With the UK league just starting up, I thought there might be a small market for full-size, cheap and portable goals. I agree with the ‘passing through’, sometimes it is in fact easier to retrieve the ball if it is allowed to pass through the goal and off the back wall, rather than trying to hook it out of the back of the goal while staying mounted.


Although leaning on the goals is usually tolerated in scratch tournaments etc. it’s better to encourage players not to lean on the goals as the unicycle hockey rules states;

There may be a patent pending (well probably not) as we at EMU’s already have goals made from cheap polypropylene waste pipe and fittings (50mm I think). If any parts should break they’re easy to replace and putting them together/transporting them is quick and easy (having a Roland really helps with this :wink: ). As a side benefit they bend easily which makes leaning on them useless and so encouraging players not to lean on them.

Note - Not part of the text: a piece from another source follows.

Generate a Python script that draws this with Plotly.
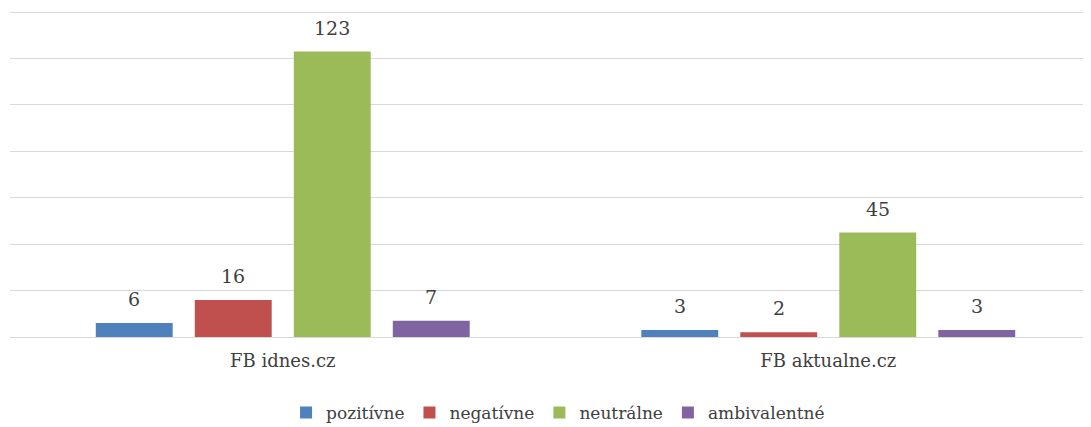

Oh and in the unlikely event that someone should crash into them :roll_eyes: they are forgiving (the goal that is).

What are you using as nets? I agree with the not being able to lean statement for competitions, but we have players that would benefit, initially, from the stability offered by a handy pole to lean on during training.

I’ve looked up some websites and made some calculations, and can probably get nets for 2 goals for around £20, bringing the overall cost down to £80 a pair.


We’ll try and post a picture of the goals from tonights practise - using the non-welded fittings makes it nice and easy to dismantle and transport - I can’t remember exactly where I got the netting from but it was somewhere off the “Net” I’ll have a look and see if I can find an email from them or a reciept to get some contact details.